• _Aim_:
Find, in the records below, the line that contains "Write a Python" and the line that contains "import math". Copy those two lines and everything between them exactly, but not the pictures.

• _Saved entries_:

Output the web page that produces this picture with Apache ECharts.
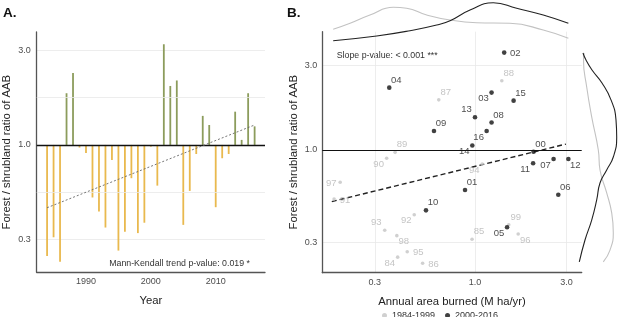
<!DOCTYPE html>
<html><head><meta charset="utf-8">
<script src="https://cdn.jsdelivr.net/npm/echarts@6/dist/echarts.min.js"></script>
<style>html,body{margin:0;padding:0;background:#fff}#c{width:618px;height:317px}</style>
</head><body><div id="c"></div>
<script>
// ---------- Panel A data ----------
const years = [1984,1985,1986,1987,1988,1989,1990,1991,1992,1993,1994,1995,1996,1997,1998,1999,2000,2001,2002,2003,2004,2005,2006,2007,2008,2009,2010,2011,2012,2013,2014,2015,2016];
const ratioA = [0.276,0.343,0.258,1.82,2.30,0.97,0.91,0.544,0.462,0.384,0.84,0.294,0.366,0.68,0.36,0.406,0.98,0.624,3.21,1.98,2.11,0.396,0.587,0.90,1.40,1.26,0.486,0.857,0.90,1.47,1.06,1.82,1.24];
const trendYears = [1984, 2016];
const trendA = [0.483, 1.26];
const yearTicks = [1990, 2000, 2010];
const breaksA = [1/3, 1, 3];
const breakLabelsA = ['0.3', '1.0', '3.0'];

// ---------- Panel B data ----------
const labelsEarly = ['84','85','86','87','88','89','90','91','92','93','94','95','96','97','98','99'];
const aabEarly   = [0.395,0.965,0.533,0.647,1.38,0.383,0.346,0.184,0.482,0.338,1.09,0.443,1.68,0.198,0.391,1.50];
const ratioEarly = [0.248,0.313,0.229,1.92,2.46,0.97,0.898,0.529,0.431,0.352,0.834,0.266,0.335,0.657,0.328,0.378];
const labelsLate = ['00','01','02','03','04','05','06','07','08','09','10','11','12','13','14','15','16'];
const aabLate   = [2.02,0.887,1.42,1.22,0.357,1.47,2.72,2.57,1.22,0.611,0.555,2.01,3.07,1.00,0.968,1.59,1.15];
const ratioLate = [0.978,0.594,3.55,2.11,2.25,0.366,0.559,0.889,1.43,1.28,0.456,0.841,0.889,1.53,1.06,1.90,1.28];
const regX = [0.179, 2.98];
const regY = [0.511, 1.08];
const breaksB = [0.3, 1, 3];
const breakLabelsB = ['0.3', '1.0', '3.0'];

// marginal densities (arbitrary units)
const topXEarly = [0.182,0.223,0.283,0.375,0.44,0.56,0.741,1.02,1.52,2.27,3.07];
const topDEarly = [15.7,21.7,30,37.7,36.7,30,25,22.3,21.7,15,6.7];
const topXLate  = [0.182,0.307,0.458,0.631,0.741,0.942,1.246,1.65,2.27,3.07];
const topDLate  = [4.3,9,14.3,20,24.3,35,42.3,36.7,30,21.7];
const rightYEarly = [3.53,3.22,2.27,1.54,1.0,0.771,0.572,0.441,0.34,0.272,0.233];
const rightDEarly = [6,5.5,8.7,13.7,20.3,22,28.7,33.7,35.3,32,25.3];
const rightYLate  = [3.53,3.22,2.83,2.39,1.92,1.48,1.18,0.913,0.771,0.651,0.522,0.402,0.31,0.233];
const rightDLate  = [5,8,14,24,33,38,38.7,35.3,28.7,22,18.7,13.7,7,1.3];

// label placement (ggrepel-like)
const placeEarly = ['ll','ur','r','ur','ur','ur','ll','r','ll','ul','ll','r','lr','l','lr','ur'];
const placeLate  = ['ur','ur','r','ll','ur','ll','ur','ll','ur','ur','ur','ll','lr','ul','ll','ur','ll'];
const placeOffsets = {ur:[7,-7.5], ul:[-8.5,-7.5], lr:[7,6], ll:[-8,6], r:[11,1], l:[-9,1.5]};

// ---------- styling ----------
const FONT = '"Liberation Sans", Arial, Helvetica, sans-serif';
const GREEN = '#8c9c5c', ORANGE = '#e9b94e';
const GRID_C = '#e8e8e8', AXIS_C = '#555';
const GRAY_PT = '#c4c4c4', GRAY_TXT = '#b5b5b5', BLACK_PT = '#111';

function minorOf(b){ const r=[]; for(let i=0;i<b.length-1;i++) r.push(Math.sqrt(b[i]*b[i+1])); return r; }
function fmtBreak(breaks, labels){ return v => { const i = breaks.findIndex(b => Math.abs(b-v)/b < 1e-6); return i>=0 ? labels[i] : ''; }; }
const minorA = minorOf(breaksA);

const gridA = {left:36.7, top:32, width:228.3, height:240.3};
const gridB = {left:322.3, top:31.7, width:259.4, height:241};
const gridTop = {left:322.3, top:0, width:259.4, height:45};
const gridRight = {left:578, top:31.7, width:40, height:241};

const xMinA = 1982.4, xMaxA = 2017.6;
const yMinA = 0.2286, yMaxA = 3.70;
const xMinB = 0.1597, xMaxB = 3.603;
const yMinB = 0.2026, yMaxB = 4.66;

function ptData(xs, ys, labs, places){
  return xs.map((x,i)=>({value:[x, ys[i]], name:labs[i], label:{offset: placeOffsets[places[i]]}}));
}

const chart = echarts.init(document.getElementById('c'), null, {renderer:'canvas'});
const option = {
  animation:false,
  textStyle:{fontFamily:FONT},
  grid:[gridA, gridB, gridTop, gridRight],
  legend:{
    data:[{name:'1984-1999', icon:'circle'},{name:'2000-2016', icon:'circle'}],
    left:382, top:311, padding:0, itemWidth:5, itemHeight:5, itemGap:10,
    textStyle:{fontSize:9, color:'#333', fontFamily:FONT}
  },
  xAxis:[
    {gridIndex:0, type:'value', min:xMinA, max:xMaxA,
     name:'Year', nameLocation:'middle', nameGap:22.8, nameTextStyle:{fontSize:11.3, color:'#222'},
     axisLine:{onZero:false, lineStyle:{color:AXIS_C, width:1.3}},
     axisTick:{show:false, customValues:yearTicks},
     axisLabel:{customValues:yearTicks, formatter: v => String(v), fontSize:9, color:'#4d4d4d', margin:5},
     splitLine:{show:false}},
    {gridIndex:1, type:'log', min:xMinB, max:xMaxB,
     name:'Annual area burned (M ha/yr)', nameLocation:'middle', nameGap:23.3, nameTextStyle:{fontSize:11.3, color:'#222'},
     axisLine:{onZero:false, lineStyle:{color:AXIS_C, width:1.3}},
     axisTick:{show:false, customValues:breaksB},
     axisLabel:{customValues:breaksB, formatter:fmtBreak(breaksB, breakLabelsB), fontSize:9, color:'#4d4d4d', margin:5},
     splitLine:{show:true, lineStyle:{color:GRID_C, width:0.8}}},
    {gridIndex:2, type:'log', min:xMinB, max:xMaxB, show:false},
    {gridIndex:3, type:'value', min:0, max:40, show:false}
  ],
  yAxis:[
    {gridIndex:0, type:'log', min:yMinA, max:yMaxA,
     name:'Forest / shrubland ratio of AAB', nameLocation:'middle', nameGap:24, nameTextStyle:{fontSize:11.3, color:'#222'},
     axisLine:{onZero:false, lineStyle:{color:AXIS_C, width:1.3}},
     axisTick:{show:false, customValues:breaksA},
     axisLabel:{customValues:breaksA, formatter:fmtBreak(breaksA, breakLabelsA), fontSize:9, color:'#4d4d4d', margin:6},
     splitLine:{show:true, lineStyle:{color:GRID_C, width:0.8}}},
    {gridIndex:1, type:'log', min:yMinB, max:yMaxB,
     name:'Forest / shrubland ratio of AAB', nameLocation:'middle', nameGap:22.5, nameTextStyle:{fontSize:11.3, color:'#222'},
     axisLine:{onZero:false, lineStyle:{color:AXIS_C, width:1.3}},
     axisTick:{show:false, customValues:breaksB},
     axisLabel:{customValues:breaksB, formatter:fmtBreak(breaksB, breakLabelsB), fontSize:9, color:'#4d4d4d', margin:5},
     splitLine:{show:true, lineStyle:{color:GRID_C, width:0.8}}},
    {gridIndex:2, type:'value', min:0, max:45, show:false},
    {gridIndex:3, type:'log', min:yMinB, max:yMaxB, show:false}
  ],
  series:[
    // minor horizontal grid lines of panel A (drawn beneath the bars)
    {type:'line', xAxisIndex:0, yAxisIndex:0, data:[], z:1, silent:true,
     markLine:{silent:true, symbol:'none', label:{show:false},
       lineStyle:{color:GRID_C, width:0.8, type:'solid'}, data: minorA.map(v=>({yAxis:v}))}},
    {type:'bar', xAxisIndex:0, yAxisIndex:0, barWidth:1.8, z:2,
     data: years.map((y,i)=>[y, ratioA[i]]),
     itemStyle:{color: p => p.value[1] >= 1 ? GREEN : ORANGE},
     markLine:{silent:true, symbol:'none', label:{show:false},
       lineStyle:{color:'#111', width:1.4, type:'solid'}, data:[{yAxis:1}]}},
    {type:'line', xAxisIndex:0, yAxisIndex:0, symbol:'none', z:5,
     data: trendYears.map((y,i)=>[y, trendA[i]]),
     lineStyle:{color:'#666', width:0.9, type:[2,2]}},
    {type:'line', xAxisIndex:1, yAxisIndex:1, symbol:'none', z:3,
     data: regX.map((x,i)=>[x, regY[i]]),
     lineStyle:{color:'#222', width:1.4, type:[5,3]},
     markLine:{silent:true, symbol:'none', label:{show:false},
       lineStyle:{color:'#111', width:1.2, type:'solid'}, data:[{yAxis:1}]}},
    {name:'1984-1999', type:'scatter', xAxisIndex:1, yAxisIndex:1, symbolSize:3.6, z:4,
     itemStyle:{color:GRAY_PT},
     label:{show:true, position:'inside', formatter:'{b}', fontSize:9.5, color:GRAY_TXT, fontFamily:FONT},
     data: ptData(aabEarly, ratioEarly, labelsEarly, placeEarly)},
    {name:'2000-2016', type:'scatter', xAxisIndex:1, yAxisIndex:1, symbolSize:4.6, z:4,
     itemStyle:{color:BLACK_PT},
     label:{show:true, position:'inside', formatter:'{b}', fontSize:9.5, color:'#1a1a1a', fontFamily:FONT},
     data: ptData(aabLate, ratioLate, labelsLate, placeLate)},
    {type:'line', xAxisIndex:2, yAxisIndex:2, symbol:'none', smooth:true,
     data: topXEarly.map((x,i)=>[x, topDEarly[i]]), lineStyle:{color:'#c2c2c2', width:1.1}},
    {type:'line', xAxisIndex:2, yAxisIndex:2, symbol:'none', smooth:true,
     data: topXLate.map((x,i)=>[x, topDLate[i]]), lineStyle:{color:'#222', width:1.1}},
    {type:'line', xAxisIndex:3, yAxisIndex:3, symbol:'none', smooth:true,
     data: rightYEarly.map((y,i)=>[rightDEarly[i], y]), lineStyle:{color:'#c2c2c2', width:1.1}},
    {type:'line', xAxisIndex:3, yAxisIndex:3, symbol:'none', smooth:true,
     data: rightYLate.map((y,i)=>[rightDLate[i], y]), lineStyle:{color:'#222', width:1.1}}
  ],
  graphic:[
    {type:'text', left:3, top:6, style:{text:'A.', font:'bold 13.5px '+FONT, fill:'#111'}},
    {type:'text', left:287, top:6, style:{text:'B.', font:'bold 13.5px '+FONT, fill:'#111'}},
    {type:'text', right:368, top:259.5, style:{text:'Mann-Kendall trend p-value: 0.019 *', font:'8.8px '+FONT, fill:'#333'}},
    {type:'text', left:336.7, top:51.5, style:{text:'Slope p-value: < 0.001 ***', font:'8.8px '+FONT, fill:'#333'}}
  ]
};
chart.setOption(option);
</script></body></html>
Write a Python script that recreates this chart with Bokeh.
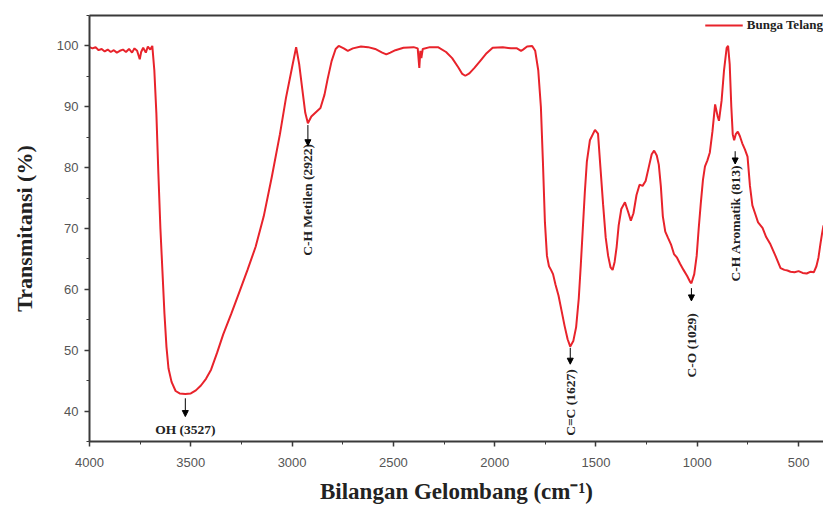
from bokeh.plotting import figure
from bokeh.models import (Range1d, LinearAxis, SingleIntervalTicker, FixedTicker,
                          Arrow, NormalHead, ColumnDataSource)
from bokeh.core.properties import value
from bokeh.embed import file_html
from bokeh.resources import INLINE
import math

# ---- spectrum data (wavenumber cm-1, transmittance %) ----
wavenumber = [
    4000, 3985, 3970, 3955, 3940, 3925, 3910, 3895, 3880, 3865, 3850, 3835,
    3820, 3805, 3790, 3778, 3765, 3752, 3745, 3735, 3722, 3712, 3700, 3690,
    3680, 3670, 3660, 3650, 3640, 3630, 3620, 3610, 3595, 3575, 3555, 3527,
    3500, 3475, 3450, 3425, 3400, 3370, 3340, 3300, 3260, 3220, 3180, 3140,
    3100, 3060, 3030, 3000, 2980, 2965, 2950, 2935, 2922, 2905, 2880, 2860,
    2840, 2825, 2805, 2785, 2770, 2745, 2725, 2700, 2660, 2625, 2590, 2555,
    2535, 2515, 2490, 2450, 2400, 2380, 2372, 2367, 2362, 2355, 2320, 2280,
    2240, 2210, 2180, 2160, 2145, 2125, 2100, 2070, 2040, 2010, 1960, 1920,
    1890, 1870, 1860, 1840, 1815, 1800, 1785, 1772, 1762, 1752, 1742, 1732,
    1722, 1712, 1700, 1685, 1670, 1655, 1640, 1627, 1612, 1598, 1585, 1575,
    1565, 1555, 1545, 1530, 1505, 1490, 1478, 1465, 1452, 1440, 1428, 1418,
    1408, 1398, 1388, 1375, 1357, 1342, 1328, 1315, 1300, 1285, 1270, 1255,
    1240, 1225, 1213, 1200, 1190, 1180, 1170, 1158, 1145, 1130, 1115, 1100,
    1085, 1068, 1050, 1035, 1029, 1015, 1003, 993, 983, 972, 962, 950,
    938, 925, 912, 900, 893, 880, 868, 855, 848, 840, 832, 825,
    818, 810, 800, 790, 778, 765, 752, 740, 728, 715, 700, 678,
    660, 639, 614, 589, 570, 555, 540, 520, 500, 480, 460, 440,
    425, 412, 402, 392, 385, 377,
]
transmittance = [
    99.8, 99.6, 99.8, 99.3, 99.5, 99.1, 99.4, 99.0, 99.3, 98.9, 99.2, 99.4,
    99.0, 99.5, 98.9, 99.6, 99.2, 97.8, 99.0, 99.7, 98.9, 99.9, 99.4, 100.0,
    96.0, 89.0, 79.0, 70.0, 63.0, 56.0, 50.5, 47.0, 44.8, 43.3, 42.9, 42.8,
    42.9, 43.4, 44.2, 45.3, 46.8, 49.6, 52.6, 56.0, 59.6, 63.2, 67.0, 72.0,
    78.5, 85.5, 91.5, 96.5, 99.8, 97.0, 93.0, 89.0, 87.3, 88.4, 89.2, 89.8,
    92.0, 94.5, 97.5, 99.5, 100.0, 99.6, 99.2, 99.6, 99.9, 99.8, 99.5, 98.9,
    98.6, 98.9, 99.3, 99.7, 99.8, 99.6, 96.4, 99.2, 98.0, 99.5, 99.8, 99.8,
    99.0, 98.0, 96.5, 95.4, 95.1, 95.5, 96.4, 97.6, 98.8, 99.7, 99.8, 99.6,
    99.6, 99.2, 99.4, 99.9, 100.0, 99.2, 96.0, 90.0, 81.0, 71.0, 65.5, 63.8,
    63.2, 62.5, 60.8, 59.0, 56.5, 54.0, 51.8, 50.6, 51.5, 53.8, 58.5, 64.0,
    70.0, 76.0, 81.0, 84.5, 86.2, 85.6, 80.0, 74.0, 68.5, 65.5, 63.6, 63.2,
    64.5, 67.0, 70.5, 73.2, 74.3, 72.8, 71.3, 72.5, 75.5, 77.2, 77.0, 77.8,
    80.0, 82.2, 82.8, 82.0, 80.5, 77.0, 72.0, 69.5, 68.5, 67.4, 65.8, 65.2,
    64.2, 63.2, 62.2, 61.2, 61.0, 62.5, 65.5, 70.0, 74.0, 78.0, 80.2, 81.2,
    82.5, 86.0, 90.4, 88.5, 87.7, 91.0, 96.0, 99.7, 100.0, 97.0, 90.0, 85.5,
    84.5, 85.5, 85.9, 85.2, 84.0, 83.0, 81.8, 77.0, 73.8, 72.5, 71.0, 70.1,
    68.6, 67.4, 65.5, 63.5, 63.2, 63.1, 62.9, 62.8, 63.0, 62.7, 62.6, 62.9,
    62.8, 63.8, 65.2, 67.5, 69.0, 70.5,
]
series_name = "Bunga Telang"

# ---- peak annotations ----
peak_labels = ["OH (3527)", "C-H Metilen (2922)", "C=C (1627)", "C-O (1029)", "C-H Aromatik (813)"]
peak_wavenumbers = [3527, 2922, 1627, 1029, 813]
label_y = [37.0, 74.7, 41.4, 50.8, 70.9]
arrow_y_start = [42.1, 87.0, 50.4, 60.2, 82.7]
arrow_y_end = [39.1, 83.6, 47.7, 58.1, 80.6]
label_angle = [0, math.pi / 2, math.pi / 2, math.pi / 2, math.pi / 2]

x_ticks_interval = 500
y_ticks_interval = 10

p = figure(width=823, height=509, output_backend="svg", toolbar_location=None,
           x_range=Range1d(4000, 377), y_range=Range1d(35, 105),
           min_border_left=89, min_border_right=0, min_border_top=15,
           min_border_bottom=68)
p.outline_line_color = None
p.xgrid.grid_line_color = None
p.ygrid.grid_line_color = None
p.background_fill_color = "white"
p.border_fill_color = "white"

src = ColumnDataSource(dict(x=wavenumber, y=transmittance))
p.line("x", "y", source=src, line_color="#e8232b", line_width=2,
       legend_label=series_name)

ann = ColumnDataSource(dict(wn=peak_wavenumbers, ty=label_y, label=peak_labels,
                            a0=arrow_y_start, a1=arrow_y_end, ang=label_angle))
p.text(x="wn", y="ty", text="label", angle="ang", source=ann,
       text_font=value("Liberation Serif"), text_font_style="bold",
       text_font_size="13.5px", text_align="center", text_baseline="middle",
       text_color="#222222")
p.add_layout(Arrow(end=NormalHead(size=6, fill_color="black", line_color="black"),
                   x_start="wn", y_start="a0", x_end="wn", y_end="a1",
                   source=ann, line_color="black", line_width=1))

axis_col = "#3a3a3a"
for ax, interval in ((p.xaxis[0], x_ticks_interval), (p.yaxis[0], y_ticks_interval)):
    ax.ticker = SingleIntervalTicker(interval=interval, num_minor_ticks=2)
    ax.axis_line_color = axis_col
    ax.axis_line_width = 2
    ax.major_tick_line_color = axis_col
    ax.major_tick_line_width = 1.5
    ax.major_tick_in = 0
    ax.major_tick_out = 5
    ax.minor_tick_line_color = axis_col
    ax.minor_tick_in = 0
    ax.minor_tick_out = 3
    ax.major_label_text_font = "Liberation Sans"
    ax.major_label_text_font_size = "13px"
    ax.major_label_text_color = "#555555"
    ax.axis_label_text_font = "Liberation Serif"
    ax.axis_label_text_font_style = "bold"
    ax.axis_label_text_color = "#222222"

p.xaxis.axis_label_text_font_size = "23px"
p.yaxis.axis_label_text_font_size = "22px"
p.xaxis.major_label_standoff = 11
p.yaxis.major_label_standoff = 6
p.xaxis.axis_label = "Bilangan Gelombang (cm\u207b\u00b9)"
p.yaxis.axis_label = "Transmitansi (%)"
p.xaxis.axis_label_standoff = 9
p.yaxis.axis_label_standoff = 17

top = LinearAxis(ticker=FixedTicker(ticks=[]), major_tick_out=0, major_tick_in=0,
                 major_label_standoff=0, axis_line_color=axis_col, axis_line_width=2)
p.add_layout(top, "above")

p.legend.location = "top_right"
p.legend.border_line_color = None
p.legend.background_fill_alpha = 0
p.legend.margin = 0
p.legend.padding = 1
p.legend.glyph_width = 38
p.legend.label_standoff = 4
p.legend.label_text_font = "Liberation Serif"
p.legend.label_text_font_style = "bold"
p.legend.label_text_font_size = "13px"
p.legend.label_text_color = "#222222"

open("out.html", "w").write(file_html(p, INLINE))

• _Correct answer_:
Write a Python script that recreates this chart with Bokeh.
from bokeh.plotting import figure
from bokeh.models import (Range1d, LinearAxis, SingleIntervalTicker, FixedTicker,
                          Arrow, NormalHead, ColumnDataSource)
from bokeh.core.properties import value
from bokeh.embed import file_html
from bokeh.resources import INLINE
import math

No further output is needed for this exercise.